- **The problem**
Starting at the first line of the data below, write out each line exactly until you reach the line containing "2.23, 2.04, 1.91, 1.78, 1.65]", and include that line too.

---*---

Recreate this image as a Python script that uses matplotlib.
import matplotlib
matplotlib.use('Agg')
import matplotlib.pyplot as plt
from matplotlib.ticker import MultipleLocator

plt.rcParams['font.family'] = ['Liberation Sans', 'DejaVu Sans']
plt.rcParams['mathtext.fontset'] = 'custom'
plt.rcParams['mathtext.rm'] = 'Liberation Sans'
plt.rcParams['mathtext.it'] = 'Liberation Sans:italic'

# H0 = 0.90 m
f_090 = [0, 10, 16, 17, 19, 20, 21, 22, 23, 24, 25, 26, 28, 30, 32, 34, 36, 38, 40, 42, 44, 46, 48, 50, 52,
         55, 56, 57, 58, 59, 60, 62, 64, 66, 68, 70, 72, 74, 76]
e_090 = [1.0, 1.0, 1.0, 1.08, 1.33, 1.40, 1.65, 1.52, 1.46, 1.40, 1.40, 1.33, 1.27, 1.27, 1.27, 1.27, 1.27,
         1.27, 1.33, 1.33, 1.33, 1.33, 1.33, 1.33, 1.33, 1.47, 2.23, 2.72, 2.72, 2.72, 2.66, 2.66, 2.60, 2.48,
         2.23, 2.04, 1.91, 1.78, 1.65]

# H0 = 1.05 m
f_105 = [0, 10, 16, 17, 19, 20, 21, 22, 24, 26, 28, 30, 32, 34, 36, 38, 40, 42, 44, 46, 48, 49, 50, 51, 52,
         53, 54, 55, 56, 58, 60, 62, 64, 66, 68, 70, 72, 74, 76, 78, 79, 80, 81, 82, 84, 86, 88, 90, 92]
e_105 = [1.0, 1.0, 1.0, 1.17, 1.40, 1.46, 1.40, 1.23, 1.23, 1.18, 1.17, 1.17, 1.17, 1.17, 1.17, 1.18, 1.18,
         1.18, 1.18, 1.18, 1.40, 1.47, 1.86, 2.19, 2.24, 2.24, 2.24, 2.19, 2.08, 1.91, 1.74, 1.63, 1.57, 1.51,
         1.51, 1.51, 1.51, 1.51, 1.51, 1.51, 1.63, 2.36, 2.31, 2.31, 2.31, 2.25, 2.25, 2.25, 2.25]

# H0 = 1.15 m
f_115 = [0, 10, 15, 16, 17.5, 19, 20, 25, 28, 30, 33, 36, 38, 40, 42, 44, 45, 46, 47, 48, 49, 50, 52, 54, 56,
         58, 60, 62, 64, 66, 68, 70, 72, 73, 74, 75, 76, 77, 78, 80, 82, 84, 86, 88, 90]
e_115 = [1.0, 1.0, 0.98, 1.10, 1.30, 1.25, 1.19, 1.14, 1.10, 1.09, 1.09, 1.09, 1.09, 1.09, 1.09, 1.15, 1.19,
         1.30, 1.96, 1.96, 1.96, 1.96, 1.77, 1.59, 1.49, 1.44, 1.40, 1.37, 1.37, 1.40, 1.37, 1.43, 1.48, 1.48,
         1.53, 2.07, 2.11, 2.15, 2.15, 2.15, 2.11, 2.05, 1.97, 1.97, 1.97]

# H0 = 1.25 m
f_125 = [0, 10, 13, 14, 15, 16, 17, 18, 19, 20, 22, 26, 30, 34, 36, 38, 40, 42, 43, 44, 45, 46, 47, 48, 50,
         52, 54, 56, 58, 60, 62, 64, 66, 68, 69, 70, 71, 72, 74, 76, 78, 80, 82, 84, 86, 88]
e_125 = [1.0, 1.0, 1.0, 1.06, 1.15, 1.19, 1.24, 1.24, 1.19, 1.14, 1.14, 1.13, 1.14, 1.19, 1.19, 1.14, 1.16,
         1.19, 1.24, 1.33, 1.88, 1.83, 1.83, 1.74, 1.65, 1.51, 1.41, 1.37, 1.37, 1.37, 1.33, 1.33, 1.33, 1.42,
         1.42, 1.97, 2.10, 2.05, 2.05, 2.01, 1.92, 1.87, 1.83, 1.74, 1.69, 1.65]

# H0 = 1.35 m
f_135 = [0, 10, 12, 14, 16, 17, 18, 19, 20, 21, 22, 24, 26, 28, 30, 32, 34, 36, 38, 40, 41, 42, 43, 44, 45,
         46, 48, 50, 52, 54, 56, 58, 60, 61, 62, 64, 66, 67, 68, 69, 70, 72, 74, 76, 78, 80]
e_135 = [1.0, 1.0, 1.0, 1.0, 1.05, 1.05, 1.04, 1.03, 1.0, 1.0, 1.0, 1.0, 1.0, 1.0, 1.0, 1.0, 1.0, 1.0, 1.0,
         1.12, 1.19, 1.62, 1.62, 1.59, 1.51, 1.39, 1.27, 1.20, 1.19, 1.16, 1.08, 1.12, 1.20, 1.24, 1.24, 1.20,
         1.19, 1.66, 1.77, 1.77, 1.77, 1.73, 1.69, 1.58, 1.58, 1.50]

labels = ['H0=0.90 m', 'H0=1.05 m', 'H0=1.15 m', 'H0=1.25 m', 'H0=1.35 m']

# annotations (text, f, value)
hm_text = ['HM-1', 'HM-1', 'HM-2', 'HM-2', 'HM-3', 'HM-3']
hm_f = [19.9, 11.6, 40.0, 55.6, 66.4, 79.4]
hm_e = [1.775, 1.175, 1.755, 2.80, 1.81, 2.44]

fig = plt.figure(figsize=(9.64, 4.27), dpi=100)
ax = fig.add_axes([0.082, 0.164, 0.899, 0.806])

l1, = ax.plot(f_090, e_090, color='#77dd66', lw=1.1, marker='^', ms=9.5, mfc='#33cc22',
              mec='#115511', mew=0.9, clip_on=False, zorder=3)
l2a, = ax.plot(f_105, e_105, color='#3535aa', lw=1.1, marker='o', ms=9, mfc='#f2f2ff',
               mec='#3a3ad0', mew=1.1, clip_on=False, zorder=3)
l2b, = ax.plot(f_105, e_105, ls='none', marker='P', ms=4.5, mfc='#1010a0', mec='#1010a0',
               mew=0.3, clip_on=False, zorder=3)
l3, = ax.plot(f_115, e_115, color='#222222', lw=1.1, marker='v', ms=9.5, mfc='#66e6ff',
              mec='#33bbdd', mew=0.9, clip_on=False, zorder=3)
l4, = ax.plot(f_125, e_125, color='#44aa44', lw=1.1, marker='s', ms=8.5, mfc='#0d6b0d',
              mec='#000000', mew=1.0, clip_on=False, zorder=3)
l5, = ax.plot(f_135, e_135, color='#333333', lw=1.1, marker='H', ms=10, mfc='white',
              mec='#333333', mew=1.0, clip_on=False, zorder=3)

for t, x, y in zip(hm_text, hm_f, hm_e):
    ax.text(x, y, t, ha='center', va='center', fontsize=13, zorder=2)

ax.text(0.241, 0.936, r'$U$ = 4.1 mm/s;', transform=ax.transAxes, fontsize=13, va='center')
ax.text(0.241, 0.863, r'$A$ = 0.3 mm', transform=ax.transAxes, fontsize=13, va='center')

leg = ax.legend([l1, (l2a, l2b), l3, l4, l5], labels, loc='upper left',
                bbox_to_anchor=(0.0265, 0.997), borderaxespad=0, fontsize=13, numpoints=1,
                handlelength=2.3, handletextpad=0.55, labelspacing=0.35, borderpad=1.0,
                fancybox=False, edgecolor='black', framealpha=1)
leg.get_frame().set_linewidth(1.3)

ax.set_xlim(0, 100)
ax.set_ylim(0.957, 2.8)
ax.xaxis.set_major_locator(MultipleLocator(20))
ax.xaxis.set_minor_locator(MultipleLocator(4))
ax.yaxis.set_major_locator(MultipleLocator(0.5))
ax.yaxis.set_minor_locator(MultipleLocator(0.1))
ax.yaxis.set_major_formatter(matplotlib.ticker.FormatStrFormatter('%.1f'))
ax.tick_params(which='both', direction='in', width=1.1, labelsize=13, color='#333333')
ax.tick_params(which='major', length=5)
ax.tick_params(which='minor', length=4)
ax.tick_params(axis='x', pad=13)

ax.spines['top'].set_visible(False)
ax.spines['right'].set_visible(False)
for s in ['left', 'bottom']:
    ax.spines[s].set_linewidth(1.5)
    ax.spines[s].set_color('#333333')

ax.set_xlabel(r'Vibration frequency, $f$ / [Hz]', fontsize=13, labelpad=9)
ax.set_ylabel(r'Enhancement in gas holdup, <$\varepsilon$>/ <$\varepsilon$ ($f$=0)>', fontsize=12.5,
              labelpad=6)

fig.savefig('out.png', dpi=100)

---*---

- **Result of this exercise**
Recreate this image as a Python script that uses matplotlib.
import matplotlib
matplotlib.use('Agg')
import matplotlib.pyplot as plt
from matplotlib.ticker import MultipleLocator

plt.rcParams['font.family'] = ['Liberation Sans', 'DejaVu Sans']
plt.rcParams['mathtext.fontset'] = 'custom'
plt.rcParams['mathtext.rm'] = 'Liberation Sans'
plt.rcParams['mathtext.it'] = 'Liberation Sans:italic'

# H0 = 0.90 m
f_090 = [0, 10, 16, 17, 19, 20, 21, 22, 23, 24, 25, 26, 28, 30, 32, 34, 36, 38, 40, 42, 44, 46, 48, 50, 52,
         55, 56, 57, 58, 59, 60, 62, 64, 66, 68, 70, 72, 74, 76]
e_090 = [1.0, 1.0, 1.0, 1.08, 1.33, 1.40, 1.65, 1.52, 1.46, 1.40, 1.40, 1.33, 1.27, 1.27, 1.27, 1.27, 1.27,
         1.27, 1.33, 1.33, 1.33, 1.33, 1.33, 1.33, 1.33, 1.47, 2.23, 2.72, 2.72, 2.72, 2.66, 2.66, 2.60, 2.48,
         2.23, 2.04, 1.91, 1.78, 1.65]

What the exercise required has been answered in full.